Why is lack of representation a sampling bias?

62 Views Asked by At

My approach to understanding sampling bias stems from the definition: Sampling bias is when some members of the population are not as likely to be chosen as others.

Therefore, suppose we conduct a survey where we randomly select 50 employees from a company completely randomly. I've been taught that when conducting such a study, to avoid sampling bias, you need to make sure to look out for lack of representation even if the sampling seems random. For example, the company might have a handicapped individual that we didn't pick. By not having them represented, there is bias.

My initial thoughts on this were: That individual had the same probability to be picked as everyone else, so there's no sampling bias.

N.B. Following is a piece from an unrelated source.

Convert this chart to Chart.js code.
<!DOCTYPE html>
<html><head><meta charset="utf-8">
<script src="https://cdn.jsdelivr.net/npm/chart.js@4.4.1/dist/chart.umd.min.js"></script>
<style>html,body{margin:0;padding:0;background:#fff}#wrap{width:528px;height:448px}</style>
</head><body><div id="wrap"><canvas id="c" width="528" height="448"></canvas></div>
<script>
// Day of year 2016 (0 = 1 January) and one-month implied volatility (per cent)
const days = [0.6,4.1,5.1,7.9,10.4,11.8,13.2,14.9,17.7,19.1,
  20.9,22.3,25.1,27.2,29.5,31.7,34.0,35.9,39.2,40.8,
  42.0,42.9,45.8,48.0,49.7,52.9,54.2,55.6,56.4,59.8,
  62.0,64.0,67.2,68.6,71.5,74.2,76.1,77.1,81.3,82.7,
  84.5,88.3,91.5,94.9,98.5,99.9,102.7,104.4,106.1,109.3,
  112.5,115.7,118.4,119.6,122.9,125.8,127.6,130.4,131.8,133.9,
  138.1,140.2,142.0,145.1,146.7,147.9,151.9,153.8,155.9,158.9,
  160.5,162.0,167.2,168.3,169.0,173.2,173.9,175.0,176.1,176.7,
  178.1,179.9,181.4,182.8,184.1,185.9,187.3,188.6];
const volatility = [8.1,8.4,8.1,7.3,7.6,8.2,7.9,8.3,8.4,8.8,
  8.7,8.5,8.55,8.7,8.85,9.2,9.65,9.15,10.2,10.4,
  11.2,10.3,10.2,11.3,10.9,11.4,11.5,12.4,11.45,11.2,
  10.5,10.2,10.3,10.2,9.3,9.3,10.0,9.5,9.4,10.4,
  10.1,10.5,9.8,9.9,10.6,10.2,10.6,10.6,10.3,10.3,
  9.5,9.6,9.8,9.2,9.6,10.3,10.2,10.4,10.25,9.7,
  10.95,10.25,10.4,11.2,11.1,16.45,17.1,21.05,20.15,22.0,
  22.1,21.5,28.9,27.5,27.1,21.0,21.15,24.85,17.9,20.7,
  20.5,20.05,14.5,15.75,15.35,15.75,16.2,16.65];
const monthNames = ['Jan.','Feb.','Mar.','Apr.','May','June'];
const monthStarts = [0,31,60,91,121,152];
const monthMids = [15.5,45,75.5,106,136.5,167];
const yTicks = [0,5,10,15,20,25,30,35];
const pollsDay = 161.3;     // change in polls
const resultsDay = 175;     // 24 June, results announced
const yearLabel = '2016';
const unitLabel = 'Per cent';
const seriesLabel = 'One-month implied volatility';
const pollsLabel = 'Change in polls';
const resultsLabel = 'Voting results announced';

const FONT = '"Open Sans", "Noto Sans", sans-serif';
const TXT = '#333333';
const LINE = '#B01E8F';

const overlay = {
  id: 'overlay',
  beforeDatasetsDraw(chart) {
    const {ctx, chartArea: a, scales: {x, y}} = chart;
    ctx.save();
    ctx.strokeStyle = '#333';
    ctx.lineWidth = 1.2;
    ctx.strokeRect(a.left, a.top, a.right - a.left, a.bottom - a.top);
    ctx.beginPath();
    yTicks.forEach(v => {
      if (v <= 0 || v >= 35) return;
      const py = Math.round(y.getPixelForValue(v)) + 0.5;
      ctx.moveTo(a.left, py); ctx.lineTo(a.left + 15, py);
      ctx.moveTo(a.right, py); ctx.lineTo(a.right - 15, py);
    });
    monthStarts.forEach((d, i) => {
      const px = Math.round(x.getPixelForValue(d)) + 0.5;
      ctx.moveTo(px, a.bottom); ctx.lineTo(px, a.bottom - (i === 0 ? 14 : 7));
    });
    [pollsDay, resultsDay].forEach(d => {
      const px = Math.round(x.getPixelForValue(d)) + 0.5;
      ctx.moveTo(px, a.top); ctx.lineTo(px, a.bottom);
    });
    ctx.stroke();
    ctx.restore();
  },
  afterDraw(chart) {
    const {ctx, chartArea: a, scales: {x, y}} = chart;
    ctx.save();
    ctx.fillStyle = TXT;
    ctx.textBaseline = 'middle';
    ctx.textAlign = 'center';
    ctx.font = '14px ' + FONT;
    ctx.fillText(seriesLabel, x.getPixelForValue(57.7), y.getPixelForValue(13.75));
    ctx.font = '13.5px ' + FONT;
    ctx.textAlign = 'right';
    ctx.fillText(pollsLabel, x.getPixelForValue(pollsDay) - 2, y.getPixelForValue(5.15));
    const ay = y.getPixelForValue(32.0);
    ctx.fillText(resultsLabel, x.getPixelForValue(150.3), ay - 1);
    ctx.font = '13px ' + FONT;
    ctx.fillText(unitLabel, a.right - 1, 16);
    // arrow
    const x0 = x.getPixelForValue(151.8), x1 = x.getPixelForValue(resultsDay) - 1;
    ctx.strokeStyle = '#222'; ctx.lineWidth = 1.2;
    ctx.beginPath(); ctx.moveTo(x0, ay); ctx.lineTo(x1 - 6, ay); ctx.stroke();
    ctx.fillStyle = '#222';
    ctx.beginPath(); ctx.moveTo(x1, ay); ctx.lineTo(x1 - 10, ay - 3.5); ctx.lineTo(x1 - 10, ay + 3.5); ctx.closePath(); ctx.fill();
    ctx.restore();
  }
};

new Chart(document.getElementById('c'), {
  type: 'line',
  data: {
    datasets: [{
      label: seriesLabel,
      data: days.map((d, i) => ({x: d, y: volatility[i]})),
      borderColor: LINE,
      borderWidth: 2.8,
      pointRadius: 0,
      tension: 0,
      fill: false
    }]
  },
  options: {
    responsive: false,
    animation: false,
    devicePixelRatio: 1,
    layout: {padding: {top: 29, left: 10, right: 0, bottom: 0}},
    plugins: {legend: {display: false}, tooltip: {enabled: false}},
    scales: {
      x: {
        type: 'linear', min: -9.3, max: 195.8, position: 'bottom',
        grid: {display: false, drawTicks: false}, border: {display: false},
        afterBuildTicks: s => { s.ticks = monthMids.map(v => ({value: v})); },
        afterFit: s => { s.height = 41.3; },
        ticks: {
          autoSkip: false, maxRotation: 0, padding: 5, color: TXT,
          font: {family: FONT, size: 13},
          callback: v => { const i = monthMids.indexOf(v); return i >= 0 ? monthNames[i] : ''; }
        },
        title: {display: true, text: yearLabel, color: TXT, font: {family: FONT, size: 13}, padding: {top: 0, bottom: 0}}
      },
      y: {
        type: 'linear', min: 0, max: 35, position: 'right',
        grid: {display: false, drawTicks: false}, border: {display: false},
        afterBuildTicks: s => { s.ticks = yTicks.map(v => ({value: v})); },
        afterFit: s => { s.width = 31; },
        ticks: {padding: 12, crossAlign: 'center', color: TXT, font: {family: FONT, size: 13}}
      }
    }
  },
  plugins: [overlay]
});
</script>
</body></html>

On the contrary, if we make sure to have the minorities represented, we would necessarily be introducing bias, as each member of the majority would now have a lower probability to be selected.

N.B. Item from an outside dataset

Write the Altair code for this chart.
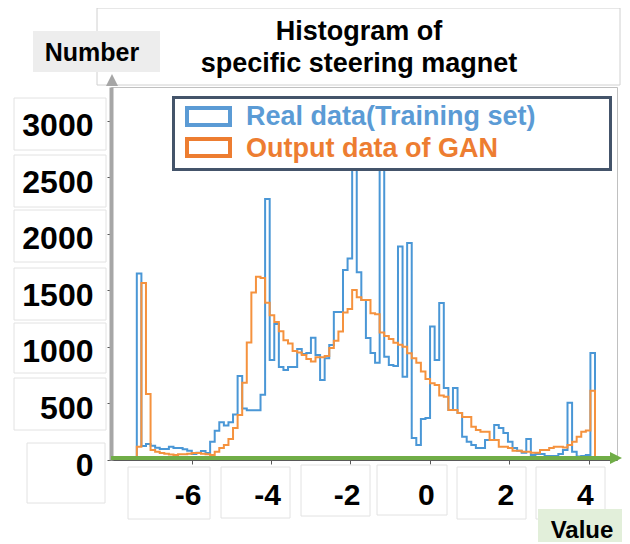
import altair as alt
import pandas as pd

# ---------------- data ----------------
SERIES = ["Real data(Training set)", "Output data of GAN"]
SERIES_COLORS = ["#4a97d6", "#f5923e"]
LEGEND_COLORS = ["#5b9bd5", "#ed7d31"]

BIN_START = -7.38
BIN_WIDTH = 0.11536

REAL_COUNTS = [
    1650, 124, 141, 127, 109, 97, 97, 118, 106, 106,
    95, 82, 53, 65, 80, 62, 162, 258, 333, 305,
    335, 402, 743, 455, 440, 440, 440, 578, 2310, 885,
    1204, 823, 797, 823, 823, 982, 938, 947, 1082, 929,
    708, 900, 1018, 1310, 1310, 1681, 1783, 3100, 1660, 1416,
    1080, 947, 861, 3100, 914, 841, 832, 1888, 737, 1920,
    195, 133, 363, 372, 1180, 885, 1389, 637, 442, 637,
    416, 206, 162, 133, 106, 106, 177, 177, 310, 283,
    239, 162, 106, 82, 65, 186, 44, 53, 53, 35,
    35, 35, 53, 88, 507, 74, 30, 35, 44, 947,
]

GAN_COUNTS = [
    118, 1565, 583, 88, 74, 62, 55, 48, 44, 50,
    50, 55, 62, 62, 55, 50, 44, 74, 106, 133,
    186, 283, 398, 684, 1040, 1481, 1622, 1610, 1392, 1280,
    1220, 1140, 1060, 1030, 965, 950, 930, 894, 872, 909,
    909, 920, 991, 1056, 1136, 1304, 1336, 1504, 1440, 1416,
    1416, 1298, 1290, 1127, 1097, 1070, 1038, 1020, 1003, 944,
    900, 861, 782, 717, 678, 664, 570, 560, 442, 442,
    416, 380, 380, 295, 265, 251, 251, 177, 177, 118,
    118, 106, 82, 82, 74, 74, 65, 65, 88, 88,
    106, 118, 118, 110, 133, 162, 206, 251, 260, 613,
]

X_TICKS = [-6, -4, -2, 0, 2, 4]
Y_TICKS = [0, 500, 1000, 1500, 2000, 2500, 3000]
X_DOMAIN = [-8.03, 4.71]
Y_DOMAIN = [0, 3300]
TITLE_LINES = ["Histogram of", "specific steering magnet"]
Y_TITLE = "Number"
X_TITLE = "Value"

FONT = "Liberation Sans"

# ---------------- build step outlines ----------------
rows = []
for name, counts in zip(SERIES, [REAL_COUNTS, GAN_COUNTS]):
    n = len(counts)
    edges = [BIN_START + BIN_WIDTH * i for i in range(n + 1)]
    pts = [(edges[0], 0)]
    pts += [(edges[i], counts[i]) for i in range(n)]
    pts += [(edges[n], counts[-1]), (edges[n], 0)]
    for k, (xv, yv) in enumerate(pts):
        rows.append({"series": name, "x": xv, "y": yv, "order": k})
df = pd.DataFrame(rows)

W, H = 506, 373

hist = alt.Chart(df).mark_line(interpolate="step-after", strokeWidth=2, clip=True).encode(
    x=alt.X(
        "x:Q",
        scale=alt.Scale(domain=X_DOMAIN, nice=False, zero=False),
        axis=alt.Axis(
            values=X_TICKS, title=None, grid=False,
            labelFont=FONT, labelFontWeight="bold", labelFontSize=30, labelColor="black",
            labelExpr="datum.value < 0 ? '-' + abs(datum.value) : '' + datum.value",
            labelBaseline="alphabetic", labelPadding=40, labelOffset=-4,
            tickSize=4, tickColor="#595959", domainColor="#595959", domainWidth=1,
        ),
    ),
    y=alt.Y(
        "y:Q",
        scale=alt.Scale(domain=Y_DOMAIN, nice=False),
        axis=alt.Axis(
            values=Y_TICKS, title=None, grid=False, format="d",
            labelFont=FONT, labelFontWeight="bold", labelFontSize=32, labelColor="black",
            labelPadding=14, labelOffset=5,
            tickSize=4, tickColor="#595959", domainColor="#a6a6a6", domainWidth=4,
        ),
    ),
    color=alt.Color("series:N", scale=alt.Scale(domain=SERIES, range=SERIES_COLORS), legend=None),
    order="order:Q",
)

one = pd.DataFrame({"k": [0]})


def box(x1, x2, y1, y2, **kw):
    return alt.Chart(one).mark_rect(**kw).encode(
        x=alt.value(x1), x2=alt.value(x2), y=alt.value(y1), y2=alt.value(y2)
    )


def label(text, x, y, **kw):
    return alt.Chart(one).mark_text(text=text, font=FONT, fontWeight="bold", **kw).encode(
        x=alt.value(x), y=alt.value(y)
    )


def frame(x1, x2, y1, y2):
    return box(x1, x2, y1, y2, fillOpacity=0, stroke="#e2e2e2", strokeWidth=1)


# faint frames drawn around the tick labels in the original slide
label_frames = [
    frame(-97, -5, 11, 63), frame(-97, -5, 68, 120), frame(-97, -5, 123, 175),
    frame(-97, -5, 181, 233), frame(-97, -5, 236, 286), frame(-97, -5, 291, 343),
    frame(-84, -6, 356, 416),
    frame(17, 99, 380, 432), frame(110, 179, 380, 431), frame(190, 259, 378, 429),
    frame(266, 336, 378, 428), frame(346, 415, 380, 432), frame(425, 494, 380, 432),
]

title_box = box(-14, 509, -79, -2, fill="white", stroke="#d0d0d0", strokeWidth=1)
number_box = box(-78, 49, -56, -15, fill="#ededed")
number_txt = label(Y_TITLE, -19, -26, fontSize=25, align="center", baseline="alphabetic", color="black")
title_txt = label(TITLE_LINES, 248, -47, fontSize=27, align="center", baseline="alphabetic",
                  lineHeight=32, color="black")

legend_box = box(62.5, 499.5, 10.5, 82.5, fill="white", stroke="#44546a", strokeWidth=3)
leg_sym1 = box(76, 119, 21, 38, fill="white", stroke=LEGEND_COLORS[0], strokeWidth=4)
leg_sym2 = box(76, 119, 52, 69, fill="white", stroke=LEGEND_COLORS[1], strokeWidth=4)
leg_txt1 = label(SERIES[0], 135, 38, fontSize=27, align="left", baseline="alphabetic", color=LEGEND_COLORS[0])
leg_txt2 = label(SERIES[1], 135, 69.5, fontSize=27, align="left", baseline="alphabetic", color=LEGEND_COLORS[1])

green_line = alt.Chart(one).mark_rule(color="#70ad47", strokeWidth=4).encode(
    x=alt.value(0), x2=alt.value(502), y=alt.value(371)
)
green_head = alt.Chart(one).mark_point(
    shape="M-1,-1L1,0L-1,1Z", filled=True, size=144, color="#70ad47", opacity=1
).encode(x=alt.value(505), y=alt.value(371))
gray_head = alt.Chart(one).mark_point(
    shape="M-1,1L0,-1L1,1Z", filled=True, size=144, color="#a6a6a6", opacity=1
).encode(x=alt.value(1), y=alt.value(-7))

value_box = box(427, 511, 422, 457, fill="#e2efda")
value_txt = label(X_TITLE, 471, 451, fontSize=24, align="center", baseline="alphabetic", color="black")

chart = alt.layer(
    *label_frames,
    title_box, number_box, number_txt, title_txt,
    hist,
    legend_box, leg_sym1, leg_sym2, leg_txt1, leg_txt2,
    green_line, green_head, gray_head,
    value_box, value_txt,
).properties(
    width=W, height=H,
    autosize=alt.AutoSizeParams(type="none"),
    padding={"left": 103, "top": 79, "right": 5, "bottom": 82},
    background="white",
).configure_view(stroke="#c0c0c0", strokeWidth=1)

chart.save("out.html", embed_options={"renderer": "svg", "actions": False})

Where did I go wrong, and how should I be thinking about this?

2

There are 2 best solutions below

0
On

You are right: to avoid sampling bias, each individual from the population must be equally likely of being chosen in the sample.

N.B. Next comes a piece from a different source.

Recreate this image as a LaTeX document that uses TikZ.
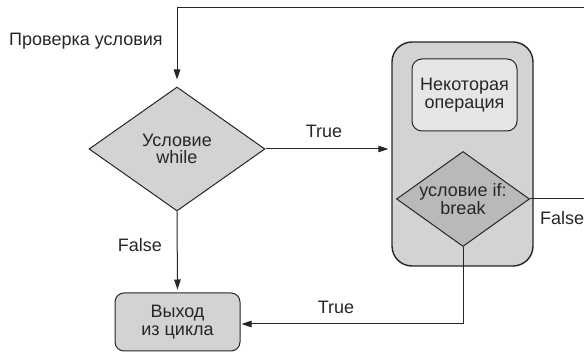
\documentclass[tikz,border=0pt]{standalone}
\usepackage{fontspec}
\setmainfont{Liberation Sans}
\usetikzlibrary{shapes.geometric,arrows.meta}
\definecolor{ink}{HTML}{262626}
\definecolor{boxgray}{HTML}{D3D3D3}
\definecolor{lightgray}{HTML}{E6E6E6}
\definecolor{darkgray}{HTML}{B9B9B9}
\begin{document}
\begin{tikzpicture}[x=1pt,y=-1pt,
  every node/.style={font=\fontsize{18}{17.5}\selectfont, text=ink, align=center},
  line/.style={draw=ink, line width=1pt},
  arr/.style={line, -{Triangle[length=10pt,width=6.5pt]}},
  decision/.style={diamond, draw=ink, line width=1pt, inner sep=0pt},
  block/.style={rectangle, draw=ink, line width=1pt, inner sep=0pt},
  lbl/.style={inner sep=0pt}]
  \useasboundingbox (0,0) rectangle (584,352);
  \clip (0,0) rectangle (584,352);

  % loop body container
  \node[block, fill=boxgray, line width=1.4pt, rounded corners=20pt,
        minimum width=141pt, minimum height=224pt] (body) at (462.5,154) {};
  \node[block, fill=lightgray, rounded corners=10pt,
        minimum width=105pt, minimum height=72pt] (op) at (464.5,95)
        {Некоторая\\операция};
  \node[decision, fill=darkgray, minimum width=133pt, minimum height=95pt,
        shape aspect=1.4] (ifd) at (463,199) {условие if:\\break};

  % while condition and exit
  \node[decision, fill=boxgray, minimum width=176pt, minimum height=124pt,
        shape aspect=1.42] (wd) at (177,149) {Условие\\while};
  \node[block, fill=boxgray, rounded corners=9pt,
        minimum width=125pt, minimum height=58pt] (ex) at (177.5,322)
        {Выход\\из цикла};

  % connectors
  \coordinate (loop) at (592,8);
  \draw[arr, shorten >=7pt] (ifd.east) -| (loop) -| (wd.north);
  \draw[arr, shorten >=3pt] (wd.east) -- (wd.east -| body.west);
  \draw[arr, shorten >=3pt] (wd.south) -- (ex.north);
  \coordinate (brk) at (463,324);
  \draw[arr, shorten >=1pt] (ifd.south) -- (brk) -- (brk -| ex.east);

  % labels
  \node[lbl] (lcheck) at (86,41) {Проверка условия};
  \node[lbl] (ltrue1) at (324,131) {True};
  \node[lbl] (lfalse1) at (140,245) {False};
  \node[lbl, anchor=west] (lfalse2) at (540,218) {False};
  \node[lbl] (ltrue2) at (336,307) {True};
\end{tikzpicture}
\end{document}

Now, what you described with your example of the handicapped individual not being chosen, this may be related to what is known as Stratified Sampling where, before taking the sample, you partition your population into subpopulations (or strata) in order to reduce sampling errors.

0
On

In statistics, bias is a term used specifically to refer to the expected difference between an estimator and the property it is trying to estimate. If all members of the population have a non-zero probability of being included in the sample, then for any linear quantity in the population (e.g. count of people with a disability, average number of hours worked by an employee in a week) you can always construct a linear, unbiased estimator for that property by weighting each sample unit's contribution inversely proportional to their probability of inclusion.

In other words, if $\pi_i$ is the probability that employee $i$ is in the sample, and $y_i$ is the value of some property of employee $i$, then the estimator

$$\hat{Y}_\pi = \sum_{i \in S} \pi_i^{-1} y_i$$

is unbiased for $Y = \sum_{i \in U} y_i$, the sum of all values of $y_i$ in the whole organisation. For example, if every employee is given an equal chance of inclusion, then $\pi_i = \frac{n}{N}$ is just the fraction of people chosen in the sample, and $\hat{Y}_\pi$ is just scaling up the sample average by the total number of people. On the other hand, if you employ unequal probabilities of selection - for example, if you use a stratified sample with different probabilities in each stratum to ensure you get a good spread of employees across different groups - then you would adjust the weighting appropriately.

There are a whole bunch of subsidiary concerns - for example, whether you want to calculate estimates within the subgroups, and how much variability the various estimates may have - which form the basis of sampling theory which is an entire discipline in itself. There are also a variety of alternative estimators you can use that introduce a little bit of sampling bias in favour of a hopefully large reduction in overall error, which are the basis of the related discipline of estimator theory.